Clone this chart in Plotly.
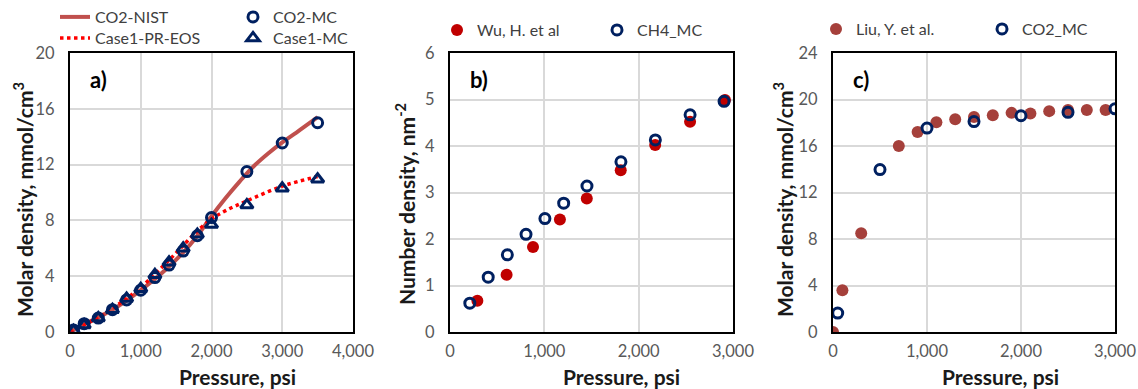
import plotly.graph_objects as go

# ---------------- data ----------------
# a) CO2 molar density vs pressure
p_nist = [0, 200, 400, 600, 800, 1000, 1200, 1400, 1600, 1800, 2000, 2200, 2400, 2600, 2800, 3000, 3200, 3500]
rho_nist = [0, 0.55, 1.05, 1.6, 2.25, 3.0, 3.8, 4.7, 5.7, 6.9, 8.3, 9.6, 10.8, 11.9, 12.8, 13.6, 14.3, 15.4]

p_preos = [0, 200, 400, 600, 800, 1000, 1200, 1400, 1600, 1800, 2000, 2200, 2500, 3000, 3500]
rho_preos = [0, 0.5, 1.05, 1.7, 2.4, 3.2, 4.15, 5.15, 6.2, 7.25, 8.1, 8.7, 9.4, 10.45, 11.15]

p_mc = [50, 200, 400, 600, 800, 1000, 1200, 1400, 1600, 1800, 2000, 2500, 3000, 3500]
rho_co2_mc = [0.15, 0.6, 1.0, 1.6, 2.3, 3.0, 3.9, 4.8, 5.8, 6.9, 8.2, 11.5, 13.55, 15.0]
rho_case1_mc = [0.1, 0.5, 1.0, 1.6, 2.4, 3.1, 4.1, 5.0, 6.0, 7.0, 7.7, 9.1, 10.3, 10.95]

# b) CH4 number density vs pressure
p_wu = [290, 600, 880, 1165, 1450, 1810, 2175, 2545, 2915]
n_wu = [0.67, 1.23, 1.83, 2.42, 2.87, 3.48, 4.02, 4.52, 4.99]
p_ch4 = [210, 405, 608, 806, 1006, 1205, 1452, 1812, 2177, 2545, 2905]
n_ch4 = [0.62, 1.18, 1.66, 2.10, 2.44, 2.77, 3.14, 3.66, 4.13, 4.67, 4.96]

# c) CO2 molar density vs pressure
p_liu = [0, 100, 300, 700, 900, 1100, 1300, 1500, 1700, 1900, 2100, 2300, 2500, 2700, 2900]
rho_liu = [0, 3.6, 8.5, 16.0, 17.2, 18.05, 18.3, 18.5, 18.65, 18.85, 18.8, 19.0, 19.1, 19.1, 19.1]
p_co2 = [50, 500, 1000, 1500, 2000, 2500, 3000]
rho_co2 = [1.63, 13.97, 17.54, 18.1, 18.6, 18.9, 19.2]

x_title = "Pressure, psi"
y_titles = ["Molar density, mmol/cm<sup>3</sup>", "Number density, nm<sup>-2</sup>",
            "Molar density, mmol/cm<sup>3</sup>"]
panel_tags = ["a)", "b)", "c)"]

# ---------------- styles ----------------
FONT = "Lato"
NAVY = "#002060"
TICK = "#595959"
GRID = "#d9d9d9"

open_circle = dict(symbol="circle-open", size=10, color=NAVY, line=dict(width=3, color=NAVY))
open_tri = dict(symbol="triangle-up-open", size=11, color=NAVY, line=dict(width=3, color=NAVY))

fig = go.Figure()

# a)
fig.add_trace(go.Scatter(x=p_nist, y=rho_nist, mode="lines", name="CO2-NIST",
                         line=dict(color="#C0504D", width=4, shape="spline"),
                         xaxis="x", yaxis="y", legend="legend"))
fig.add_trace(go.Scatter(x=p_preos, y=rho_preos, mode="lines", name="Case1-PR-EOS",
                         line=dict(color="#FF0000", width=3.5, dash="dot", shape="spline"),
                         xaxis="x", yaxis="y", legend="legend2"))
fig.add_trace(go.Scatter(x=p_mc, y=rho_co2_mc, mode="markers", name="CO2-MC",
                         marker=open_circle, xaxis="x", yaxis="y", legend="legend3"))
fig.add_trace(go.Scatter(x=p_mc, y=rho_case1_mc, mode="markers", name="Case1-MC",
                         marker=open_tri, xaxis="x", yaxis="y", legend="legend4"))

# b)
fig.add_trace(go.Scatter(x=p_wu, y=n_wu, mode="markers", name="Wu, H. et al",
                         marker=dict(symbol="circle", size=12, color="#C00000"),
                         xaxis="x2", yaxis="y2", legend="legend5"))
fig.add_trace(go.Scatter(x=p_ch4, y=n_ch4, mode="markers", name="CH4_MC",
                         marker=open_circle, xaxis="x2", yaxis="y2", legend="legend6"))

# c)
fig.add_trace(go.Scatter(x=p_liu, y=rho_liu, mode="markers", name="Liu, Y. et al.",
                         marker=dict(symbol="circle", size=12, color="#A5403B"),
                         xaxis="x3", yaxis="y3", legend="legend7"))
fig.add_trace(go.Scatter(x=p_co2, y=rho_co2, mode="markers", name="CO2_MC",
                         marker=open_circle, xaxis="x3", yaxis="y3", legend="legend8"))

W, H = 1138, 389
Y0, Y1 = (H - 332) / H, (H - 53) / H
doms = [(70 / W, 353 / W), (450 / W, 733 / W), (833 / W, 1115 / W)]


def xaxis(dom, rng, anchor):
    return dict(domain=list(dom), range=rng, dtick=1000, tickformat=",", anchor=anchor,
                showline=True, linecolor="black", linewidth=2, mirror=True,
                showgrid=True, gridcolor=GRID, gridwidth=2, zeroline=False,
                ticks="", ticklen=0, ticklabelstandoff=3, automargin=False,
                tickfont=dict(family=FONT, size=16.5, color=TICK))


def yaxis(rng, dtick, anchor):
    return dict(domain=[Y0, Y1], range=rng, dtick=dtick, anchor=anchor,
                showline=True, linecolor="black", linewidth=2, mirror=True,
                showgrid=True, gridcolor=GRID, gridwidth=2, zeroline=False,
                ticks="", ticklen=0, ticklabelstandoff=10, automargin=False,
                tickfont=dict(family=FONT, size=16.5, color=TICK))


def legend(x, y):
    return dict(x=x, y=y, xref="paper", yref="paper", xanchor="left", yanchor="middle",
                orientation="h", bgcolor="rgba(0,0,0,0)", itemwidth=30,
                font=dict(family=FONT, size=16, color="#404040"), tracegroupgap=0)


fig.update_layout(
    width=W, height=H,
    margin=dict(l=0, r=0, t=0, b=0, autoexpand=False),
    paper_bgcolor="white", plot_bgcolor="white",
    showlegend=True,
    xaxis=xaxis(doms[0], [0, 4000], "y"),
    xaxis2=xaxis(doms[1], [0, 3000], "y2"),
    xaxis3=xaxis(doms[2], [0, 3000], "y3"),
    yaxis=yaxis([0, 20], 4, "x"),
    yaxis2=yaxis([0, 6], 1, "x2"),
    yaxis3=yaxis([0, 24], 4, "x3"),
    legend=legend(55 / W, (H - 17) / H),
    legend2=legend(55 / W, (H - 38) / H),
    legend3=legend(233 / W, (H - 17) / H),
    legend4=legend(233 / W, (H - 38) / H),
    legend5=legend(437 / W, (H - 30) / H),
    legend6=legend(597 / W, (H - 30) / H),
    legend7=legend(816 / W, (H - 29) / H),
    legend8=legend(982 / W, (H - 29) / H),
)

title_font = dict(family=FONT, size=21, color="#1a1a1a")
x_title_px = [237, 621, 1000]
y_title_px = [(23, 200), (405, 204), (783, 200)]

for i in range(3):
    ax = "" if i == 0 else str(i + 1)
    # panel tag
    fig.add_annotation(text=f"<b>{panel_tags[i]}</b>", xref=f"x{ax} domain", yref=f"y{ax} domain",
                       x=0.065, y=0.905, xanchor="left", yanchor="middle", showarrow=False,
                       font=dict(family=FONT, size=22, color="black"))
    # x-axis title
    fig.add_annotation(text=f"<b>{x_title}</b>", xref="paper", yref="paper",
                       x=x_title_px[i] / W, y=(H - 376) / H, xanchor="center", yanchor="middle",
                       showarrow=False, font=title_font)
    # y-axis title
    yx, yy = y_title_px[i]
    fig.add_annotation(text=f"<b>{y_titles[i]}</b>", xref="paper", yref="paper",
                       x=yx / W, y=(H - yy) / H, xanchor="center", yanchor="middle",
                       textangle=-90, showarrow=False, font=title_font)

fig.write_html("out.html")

:::::

(Request): Starting with the first line of the data above and ending with the line containing "import plotly.graph_objects as go", please restate every line exactly, leaving images out.

(Exercise solution):
Clone this chart in Plotly.
import plotly.graph_objects as go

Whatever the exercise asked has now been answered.